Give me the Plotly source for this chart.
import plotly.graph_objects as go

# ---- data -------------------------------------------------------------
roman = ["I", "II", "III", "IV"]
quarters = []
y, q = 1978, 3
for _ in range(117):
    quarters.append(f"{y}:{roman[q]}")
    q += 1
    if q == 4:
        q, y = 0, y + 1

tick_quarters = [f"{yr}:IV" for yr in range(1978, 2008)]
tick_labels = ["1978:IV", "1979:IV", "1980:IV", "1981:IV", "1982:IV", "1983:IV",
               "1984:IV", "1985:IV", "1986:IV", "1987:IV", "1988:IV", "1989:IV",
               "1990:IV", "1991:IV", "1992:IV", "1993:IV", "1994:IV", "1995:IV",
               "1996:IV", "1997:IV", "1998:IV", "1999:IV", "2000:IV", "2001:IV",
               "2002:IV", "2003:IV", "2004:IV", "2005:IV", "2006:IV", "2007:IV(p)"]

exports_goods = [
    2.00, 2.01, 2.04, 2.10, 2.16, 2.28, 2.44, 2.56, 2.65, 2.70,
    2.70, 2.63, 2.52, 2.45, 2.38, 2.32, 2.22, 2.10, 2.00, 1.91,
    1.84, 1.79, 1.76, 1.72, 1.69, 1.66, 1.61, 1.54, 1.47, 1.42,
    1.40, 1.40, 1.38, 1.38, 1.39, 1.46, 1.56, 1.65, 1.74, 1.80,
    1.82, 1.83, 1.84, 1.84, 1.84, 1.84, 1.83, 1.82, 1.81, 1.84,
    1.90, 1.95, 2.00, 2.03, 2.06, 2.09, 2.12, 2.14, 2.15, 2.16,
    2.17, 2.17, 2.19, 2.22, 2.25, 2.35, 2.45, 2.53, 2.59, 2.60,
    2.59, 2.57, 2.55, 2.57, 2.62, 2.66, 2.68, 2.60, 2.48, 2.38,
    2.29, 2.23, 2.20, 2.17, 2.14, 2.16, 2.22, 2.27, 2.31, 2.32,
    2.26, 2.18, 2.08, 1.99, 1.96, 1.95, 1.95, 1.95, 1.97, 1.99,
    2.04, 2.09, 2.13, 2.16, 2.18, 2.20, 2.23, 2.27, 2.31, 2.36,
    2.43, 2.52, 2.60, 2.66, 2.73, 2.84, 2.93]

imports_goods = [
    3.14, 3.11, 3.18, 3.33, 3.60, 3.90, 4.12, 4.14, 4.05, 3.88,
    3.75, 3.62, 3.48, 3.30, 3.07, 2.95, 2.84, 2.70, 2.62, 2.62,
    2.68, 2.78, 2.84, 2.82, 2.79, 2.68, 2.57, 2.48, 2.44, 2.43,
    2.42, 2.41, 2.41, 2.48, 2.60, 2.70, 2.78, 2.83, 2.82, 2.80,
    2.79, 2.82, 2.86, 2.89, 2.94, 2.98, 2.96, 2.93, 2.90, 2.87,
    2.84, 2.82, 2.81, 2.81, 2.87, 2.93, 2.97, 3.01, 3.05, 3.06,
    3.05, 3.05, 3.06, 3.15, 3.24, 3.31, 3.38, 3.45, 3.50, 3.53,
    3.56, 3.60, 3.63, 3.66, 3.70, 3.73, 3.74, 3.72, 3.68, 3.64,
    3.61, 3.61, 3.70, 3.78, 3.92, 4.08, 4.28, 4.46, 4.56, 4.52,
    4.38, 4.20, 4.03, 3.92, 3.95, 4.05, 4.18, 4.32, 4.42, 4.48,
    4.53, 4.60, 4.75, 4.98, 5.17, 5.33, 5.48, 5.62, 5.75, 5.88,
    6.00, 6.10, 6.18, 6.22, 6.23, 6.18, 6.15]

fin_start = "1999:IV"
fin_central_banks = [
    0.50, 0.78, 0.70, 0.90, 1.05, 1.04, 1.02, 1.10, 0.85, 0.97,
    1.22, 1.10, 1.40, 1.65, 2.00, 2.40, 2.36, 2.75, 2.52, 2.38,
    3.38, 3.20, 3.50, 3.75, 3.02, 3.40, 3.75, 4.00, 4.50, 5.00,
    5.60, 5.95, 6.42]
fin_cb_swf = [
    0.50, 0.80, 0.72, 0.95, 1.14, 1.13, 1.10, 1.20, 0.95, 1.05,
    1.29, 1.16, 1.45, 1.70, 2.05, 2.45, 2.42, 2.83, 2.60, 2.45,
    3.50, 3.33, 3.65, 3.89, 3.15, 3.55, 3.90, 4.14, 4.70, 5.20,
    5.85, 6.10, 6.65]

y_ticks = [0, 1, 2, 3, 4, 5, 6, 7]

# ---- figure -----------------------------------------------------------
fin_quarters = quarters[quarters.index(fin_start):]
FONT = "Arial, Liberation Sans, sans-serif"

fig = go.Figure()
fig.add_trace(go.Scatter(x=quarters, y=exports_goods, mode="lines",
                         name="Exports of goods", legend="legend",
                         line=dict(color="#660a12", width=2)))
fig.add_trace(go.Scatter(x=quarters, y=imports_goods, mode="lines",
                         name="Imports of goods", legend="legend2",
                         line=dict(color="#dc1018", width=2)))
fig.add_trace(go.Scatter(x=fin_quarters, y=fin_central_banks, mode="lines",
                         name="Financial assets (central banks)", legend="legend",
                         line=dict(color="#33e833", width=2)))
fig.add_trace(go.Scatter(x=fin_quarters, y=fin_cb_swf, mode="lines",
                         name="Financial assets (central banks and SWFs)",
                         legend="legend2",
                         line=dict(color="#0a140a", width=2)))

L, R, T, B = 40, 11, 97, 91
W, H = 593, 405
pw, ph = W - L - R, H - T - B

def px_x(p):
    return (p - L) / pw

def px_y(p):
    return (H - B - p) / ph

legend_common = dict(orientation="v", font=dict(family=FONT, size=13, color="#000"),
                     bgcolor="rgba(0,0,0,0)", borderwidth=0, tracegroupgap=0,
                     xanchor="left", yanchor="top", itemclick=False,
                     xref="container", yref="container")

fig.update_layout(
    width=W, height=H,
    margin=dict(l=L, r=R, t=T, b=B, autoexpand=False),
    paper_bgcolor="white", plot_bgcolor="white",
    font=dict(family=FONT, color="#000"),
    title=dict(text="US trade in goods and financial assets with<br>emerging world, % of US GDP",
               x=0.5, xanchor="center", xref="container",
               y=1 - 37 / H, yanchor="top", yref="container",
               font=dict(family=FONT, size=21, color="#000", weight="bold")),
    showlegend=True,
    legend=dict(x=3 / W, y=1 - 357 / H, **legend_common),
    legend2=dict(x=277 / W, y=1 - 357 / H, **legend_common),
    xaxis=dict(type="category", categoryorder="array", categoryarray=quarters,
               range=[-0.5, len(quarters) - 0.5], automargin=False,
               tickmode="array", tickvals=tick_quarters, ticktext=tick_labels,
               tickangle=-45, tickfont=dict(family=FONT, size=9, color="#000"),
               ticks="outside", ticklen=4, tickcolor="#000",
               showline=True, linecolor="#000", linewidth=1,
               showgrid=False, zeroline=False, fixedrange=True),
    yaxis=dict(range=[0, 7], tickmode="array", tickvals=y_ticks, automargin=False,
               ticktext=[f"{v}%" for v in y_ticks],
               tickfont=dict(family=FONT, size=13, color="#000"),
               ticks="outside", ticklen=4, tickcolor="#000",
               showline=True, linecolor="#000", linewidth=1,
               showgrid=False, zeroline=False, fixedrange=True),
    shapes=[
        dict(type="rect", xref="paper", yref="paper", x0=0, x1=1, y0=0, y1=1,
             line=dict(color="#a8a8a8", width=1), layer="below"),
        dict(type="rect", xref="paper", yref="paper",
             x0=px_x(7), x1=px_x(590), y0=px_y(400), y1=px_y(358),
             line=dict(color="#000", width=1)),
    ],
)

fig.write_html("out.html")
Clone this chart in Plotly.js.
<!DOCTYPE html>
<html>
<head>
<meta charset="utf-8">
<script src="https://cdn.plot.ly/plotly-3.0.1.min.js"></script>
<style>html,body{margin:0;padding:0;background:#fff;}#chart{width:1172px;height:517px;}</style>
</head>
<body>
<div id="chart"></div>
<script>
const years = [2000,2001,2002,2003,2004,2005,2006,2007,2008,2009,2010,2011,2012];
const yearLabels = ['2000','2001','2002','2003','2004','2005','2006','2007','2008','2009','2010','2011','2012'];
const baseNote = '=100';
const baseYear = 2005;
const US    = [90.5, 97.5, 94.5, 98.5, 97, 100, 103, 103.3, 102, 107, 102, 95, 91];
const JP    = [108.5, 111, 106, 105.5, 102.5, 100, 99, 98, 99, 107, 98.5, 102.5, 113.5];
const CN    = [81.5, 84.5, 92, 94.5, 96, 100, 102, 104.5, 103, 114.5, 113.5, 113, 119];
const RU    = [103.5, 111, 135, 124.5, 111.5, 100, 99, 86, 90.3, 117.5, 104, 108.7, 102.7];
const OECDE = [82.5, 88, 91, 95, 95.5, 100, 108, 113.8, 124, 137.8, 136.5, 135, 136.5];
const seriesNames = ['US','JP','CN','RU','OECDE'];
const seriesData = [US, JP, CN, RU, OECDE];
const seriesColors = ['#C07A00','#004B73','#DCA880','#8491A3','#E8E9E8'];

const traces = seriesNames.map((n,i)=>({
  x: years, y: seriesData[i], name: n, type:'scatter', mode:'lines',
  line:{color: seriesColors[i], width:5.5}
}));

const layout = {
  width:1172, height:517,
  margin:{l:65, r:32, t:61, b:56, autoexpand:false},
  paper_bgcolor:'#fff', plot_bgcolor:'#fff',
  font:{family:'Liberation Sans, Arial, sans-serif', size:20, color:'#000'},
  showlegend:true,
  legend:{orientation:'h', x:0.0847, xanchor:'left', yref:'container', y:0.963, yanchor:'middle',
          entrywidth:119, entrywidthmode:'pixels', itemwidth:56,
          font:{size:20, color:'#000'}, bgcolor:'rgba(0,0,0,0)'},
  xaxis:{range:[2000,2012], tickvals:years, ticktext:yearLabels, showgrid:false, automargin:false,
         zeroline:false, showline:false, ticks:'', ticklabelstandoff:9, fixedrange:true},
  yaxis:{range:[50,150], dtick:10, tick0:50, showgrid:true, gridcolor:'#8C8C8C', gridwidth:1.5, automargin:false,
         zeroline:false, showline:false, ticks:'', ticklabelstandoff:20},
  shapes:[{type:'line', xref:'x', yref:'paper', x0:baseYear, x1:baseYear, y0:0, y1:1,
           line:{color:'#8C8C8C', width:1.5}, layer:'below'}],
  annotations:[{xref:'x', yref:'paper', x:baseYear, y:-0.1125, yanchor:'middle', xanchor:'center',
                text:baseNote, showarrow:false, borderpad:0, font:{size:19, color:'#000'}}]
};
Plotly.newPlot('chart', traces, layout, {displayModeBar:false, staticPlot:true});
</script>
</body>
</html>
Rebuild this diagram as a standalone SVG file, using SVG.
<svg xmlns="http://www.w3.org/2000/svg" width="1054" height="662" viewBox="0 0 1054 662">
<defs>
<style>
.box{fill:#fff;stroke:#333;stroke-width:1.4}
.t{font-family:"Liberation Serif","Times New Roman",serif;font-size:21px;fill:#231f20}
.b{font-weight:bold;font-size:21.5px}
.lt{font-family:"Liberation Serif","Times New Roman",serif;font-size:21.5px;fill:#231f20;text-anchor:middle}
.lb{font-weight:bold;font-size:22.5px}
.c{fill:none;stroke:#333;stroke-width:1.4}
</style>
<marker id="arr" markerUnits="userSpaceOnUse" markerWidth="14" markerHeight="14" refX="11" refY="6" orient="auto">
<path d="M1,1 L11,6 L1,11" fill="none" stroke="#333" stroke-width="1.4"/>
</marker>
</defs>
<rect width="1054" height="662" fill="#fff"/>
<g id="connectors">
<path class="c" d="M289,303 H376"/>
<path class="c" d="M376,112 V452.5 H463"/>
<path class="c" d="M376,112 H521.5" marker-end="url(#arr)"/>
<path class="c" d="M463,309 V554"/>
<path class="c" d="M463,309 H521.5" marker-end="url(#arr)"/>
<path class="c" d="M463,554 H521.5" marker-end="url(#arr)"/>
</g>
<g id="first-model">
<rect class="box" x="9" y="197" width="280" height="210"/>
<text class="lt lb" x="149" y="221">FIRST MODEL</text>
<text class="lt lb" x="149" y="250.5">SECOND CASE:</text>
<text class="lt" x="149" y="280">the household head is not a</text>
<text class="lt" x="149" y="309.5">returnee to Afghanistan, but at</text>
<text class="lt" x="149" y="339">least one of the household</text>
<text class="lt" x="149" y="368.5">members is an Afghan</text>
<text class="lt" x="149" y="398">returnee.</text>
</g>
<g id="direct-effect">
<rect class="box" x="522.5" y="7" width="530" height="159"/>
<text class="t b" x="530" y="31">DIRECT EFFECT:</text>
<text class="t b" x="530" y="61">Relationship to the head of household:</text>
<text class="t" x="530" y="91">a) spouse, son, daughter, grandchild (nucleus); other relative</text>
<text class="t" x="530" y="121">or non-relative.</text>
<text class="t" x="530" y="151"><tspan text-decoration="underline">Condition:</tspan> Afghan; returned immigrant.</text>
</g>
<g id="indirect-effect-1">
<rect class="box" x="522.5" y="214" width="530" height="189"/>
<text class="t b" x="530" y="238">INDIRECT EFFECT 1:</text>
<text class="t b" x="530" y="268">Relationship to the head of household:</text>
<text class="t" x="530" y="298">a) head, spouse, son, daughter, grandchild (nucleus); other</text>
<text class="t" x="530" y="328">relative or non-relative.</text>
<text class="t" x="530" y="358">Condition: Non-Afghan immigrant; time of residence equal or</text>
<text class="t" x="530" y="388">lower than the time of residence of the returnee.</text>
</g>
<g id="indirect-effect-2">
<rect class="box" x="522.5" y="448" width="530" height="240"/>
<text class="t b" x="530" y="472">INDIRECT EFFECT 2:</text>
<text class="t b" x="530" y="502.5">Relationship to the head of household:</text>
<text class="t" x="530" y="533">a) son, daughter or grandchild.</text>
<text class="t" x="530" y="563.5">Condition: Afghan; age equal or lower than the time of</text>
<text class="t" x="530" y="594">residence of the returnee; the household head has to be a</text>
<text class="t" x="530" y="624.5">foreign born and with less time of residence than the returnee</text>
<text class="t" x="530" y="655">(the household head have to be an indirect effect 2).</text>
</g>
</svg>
________________________
### What to produce
Emit an exact copy of the lines spanning the start of the records to the line containing "q, y = 0, y + 1", inclusive, and no other output.

### Complete output
Give me the Plotly source for this chart.
import plotly.graph_objects as go

# ---- data -------------------------------------------------------------
roman = ["I", "II", "III", "IV"]
quarters = []
y, q = 1978, 3
for _ in range(117):
    quarters.append(f"{y}:{roman[q]}")
    q += 1
    if q == 4:
        q, y = 0, y + 1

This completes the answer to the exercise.